The VUJA DE mentality is the ability to keep shifting perception - to look at something viewed many times before and all of a sudden see it with fresh eyes.

Adopting the Vuja De perspective, this collection challenges functionality and purpose, altering the function whilst still remaining functional. Through the exploration of refined deconstruction and androgynous influences Vuja De is brought to life

I first started with the question; why do we have staple clothing?

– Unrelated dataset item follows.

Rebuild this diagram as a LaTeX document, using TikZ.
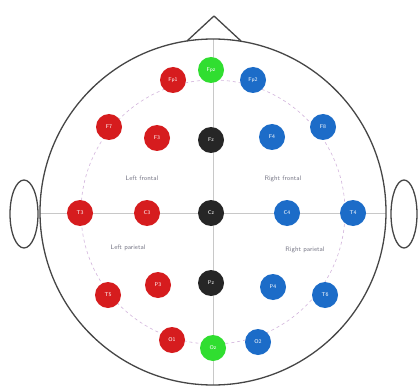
\documentclass[tikz,border=0pt]{standalone}
\usepackage{tikz}
\begin{document}
\begin{tikzpicture}[x=1pt,y=-1pt,
  el/.style={circle,minimum size=26pt,inner sep=0pt,text=white,font=\fontsize{5.5}{6}\selectfont\sffamily},
  lefte/.style={el,fill=elred},
  righte/.style={el,fill=elblue},
  mide/.style={el,fill=elblack},
  refe/.style={el,fill=elgreen},
  headline/.style={draw=headgray,line width=1.3pt},
  guide/.style={draw=guidegray,line width=0.8pt},
  inner/.style={draw=innerpink,line width=0.6pt,dashed},
  region/.style={font=\fontsize{6.5}{7}\selectfont\sffamily,text=regiongray}
]
\definecolor{elred}{RGB}{214,28,30}
\definecolor{elblue}{RGB}{28,108,200}
\definecolor{elblack}{RGB}{38,38,38}
\definecolor{elgreen}{RGB}{48,222,48}
\definecolor{headgray}{RGB}{70,70,70}
\definecolor{guidegray}{RGB}{200,200,200}
\definecolor{innerpink}{RGB}{210,180,220}
\definecolor{regiongray}{RGB}{120,120,135}
\useasboundingbox (0,0) rectangle (419,387);
\fill[white] (0,0) rectangle (419,387);
% head
\coordinate (hc) at (213,212);
\coordinate (htop) at (213,39);
\coordinate (hbot) at (213,385);
\coordinate (hleft) at (40,213);
\coordinate (hright) at (386,213);
\draw[inner] (hc) circle[radius=132];
\draw[guide] (htop) -- (hbot);
\draw[guide] (hleft) -- (hright);
\draw[headline] (hc) circle[radius=173];
% nose
\coordinate (nl) at (187,41);
\coordinate (nt) at (214,16);
\coordinate (nr) at (241,41);
\draw[headline,line join=round] (nl) -- (nt) -- (nr);
% ears
\draw[headline,fill=white] (24,214) ellipse[x radius=14,y radius=34];
\draw[headline,fill=white] (404,214) ellipse[x radius=13,y radius=34];
% region labels
\node[region] (lf) at (142,178) {Left frontal};
\node[region] (rf) at (283,179) {Right frontal};
\node[region] (lp) at (128,248) {Left parietal};
\node[region] (rp) at (305,250) {Right parietal};
% electrodes
\node[refe] (fpz) at (211,70) {Fpz};
\node[lefte] (fp1) at (173,80) {Fp1};
\node[righte] (fp2) at (253,80) {Fp2};
\node[lefte] (f7) at (109,127) {F7};
\node[lefte] (f3) at (157,138) {F3};
\node[mide] (fz) at (211,140) {Fz};
\node[righte] (f4) at (272,137) {F4};
\node[righte] (f8) at (323,127) {F8};
\node[lefte] (t3) at (80,213) {T3};
\node[lefte] (c3) at (147,213) {C3};
\node[mide] (cz) at (211,213) {Cz};
\node[righte] (c4) at (287,213) {C4};
\node[righte] (t4) at (353,213) {T4};
\node[lefte] (t5) at (108,295) {T5};
\node[lefte] (p3) at (158,285) {P3};
\node[mide] (pz) at (211,283) {Pz};
\node[righte] (p4) at (273,287) {P4};
\node[righte] (t6) at (325,295) {T6};
\node[lefte] (o1) at (172,340) {O1};
\node[refe] (oz) at (213,348) {Oz};
\node[righte] (o2) at (258,342) {O2};
\end{tikzpicture}
\end{document}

Where did these come from and why are we continually coming back to them as staples and a base point?

Organisational psychologist, Adam Grant questions the curious nature of ‘origininals’ in this intriguing ted talk. He stated - 

'To be original and creative one must not be the first but different and better.'

This then begs the question - have we exhausted all options? is anything original?

With human history dating back hundreds of thousands of years, it is safe to assume that someone, somewhere, at some point in time has done all of this already

The fear of being unoriginal in an innovation-obsessed society can be paralyzing. The irony is that nothing we say or do derives from an original place. While many familiar thoughts circulate through generations, what remains original, and ultimately distinctive is the filter through which our ideas are processed and shared. 

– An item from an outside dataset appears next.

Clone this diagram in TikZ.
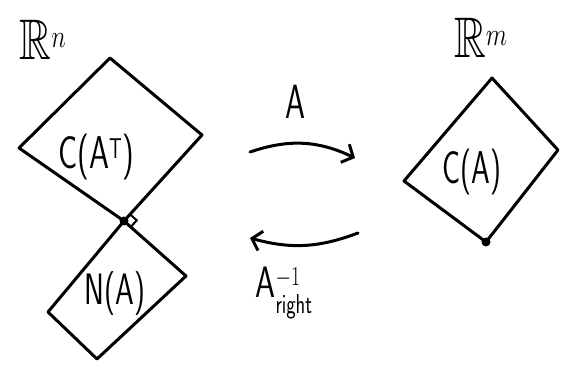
\documentclass[tikz,border=0pt]{standalone}
\usepackage{amsmath,amssymb}
\usetikzlibrary{arrows.meta,calc}
\begin{document}
\begin{tikzpicture}[x=1pt,y=-1pt,
  stroke/.style={line width=3pt,line join=round,line cap=round},
  hand/.style={font=\fontsize{40}{44}\selectfont\sffamily,inner sep=0pt},
  space/.style={font=\fontsize{44}{48}\selectfont,inner sep=0pt},
  maparrow/.style={stroke,-{Straight Barb[length=9pt,width=20pt,line width=3pt]}},
  dotmark/.style={circle,fill=black,inner sep=0pt,minimum size=9pt}]
\useasboundingbox (0,0) rectangle (563,366);
% corners of C(A^T)
\coordinate (ct) at (110,58);
\coordinate (cr) at (202,135);
\coordinate (cl) at (19,148);
\node[dotmark] (o) at (124,221) {};
% corners of N(A)
\coordinate (nr) at (186,276);
\coordinate (nb) at (97,359);
\coordinate (nl) at (48,312);
% corners of C(A)
\coordinate (rt) at (492,78);
\coordinate (rr) at (558,150);
\coordinate (rl) at (404,181);
\node[dotmark] (p) at (486,242) {};
\draw[stroke] (o.center) -- (cl) -- (ct) -- (cr) -- cycle;
\draw[stroke] (o.center) -- (nr) -- (nb) -- (nl) -- cycle;
\draw[stroke] (p.center) -- (rl) -- (rt) -- (rr) -- cycle;
% right angle mark
\coordinate (q1) at ($(o.center)!9pt!(cr)$);
\coordinate (q2) at ($(o.center)!9pt!(nr)$);
\draw[line width=2pt] (q1) -- ($(q1)+(q2)-(o.center)$) -- (q2);
% labels
\node[space] (rn) at (43,40) {\scalebox{1}[1.3]{$\mathbb{R}^n$}};
\node[space] (rm) at (481,38) {\scalebox{1}[1.3]{$\mathbb{R}^m$}};
\node[hand] (cat) at (96,157) {\scalebox{0.8}[1.15]{C(A$^{\mathsf{T}}$)}};
\node[hand] (na) at (115,294) {\scalebox{0.75}[1.1]{N(A)}};
\node[hand] (ca) at (472,172) {\scalebox{0.75}[1.15]{C(A)}};
\node[hand] (alab) at (295,102) {\scalebox{0.8}[1.2]{A}};
\node[hand] (ainv) at (284,293) {\scalebox{0.8}[1.1]{A$_{\mathsf{right}}^{-1}$}};
% arrows
\coordinate (a1) at (250,152);
\coordinate (a2) at (355,158);
\coordinate (b1) at (358,233);
\coordinate (b2) at (250,238);
\draw[maparrow] (a1) to[bend left=22] (a2);
\draw[maparrow] (b1) to[bend left=18] (b2);
\end{tikzpicture}
\end{document}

We delve into the past, heralding those who seem to have taken brave steps in new directions. Yet, rarely do we admit to recycling past ideas, updating them to reflect our current needs, with fear of being unoriginal. 

In the ted talk Grant discussed the notion of vuja de - look at something you've seen many times before, all of a sudden seeing it with fresh eyes. "The vuja de mentality is the ability to keep shifting perception. Moving our focus from objects in the foreground to those in the background.”

As French novelist, Marcel Proust reinforces;

"The real act of discovery consists not in finding new lands but in seeing with new eyes." 

Taking the vuja de perspective, I want to challenge functionality and purpose, altering the function whilst still remaining functional. To achieve this I want to explore refined deconstruction, creating almost a collage effect.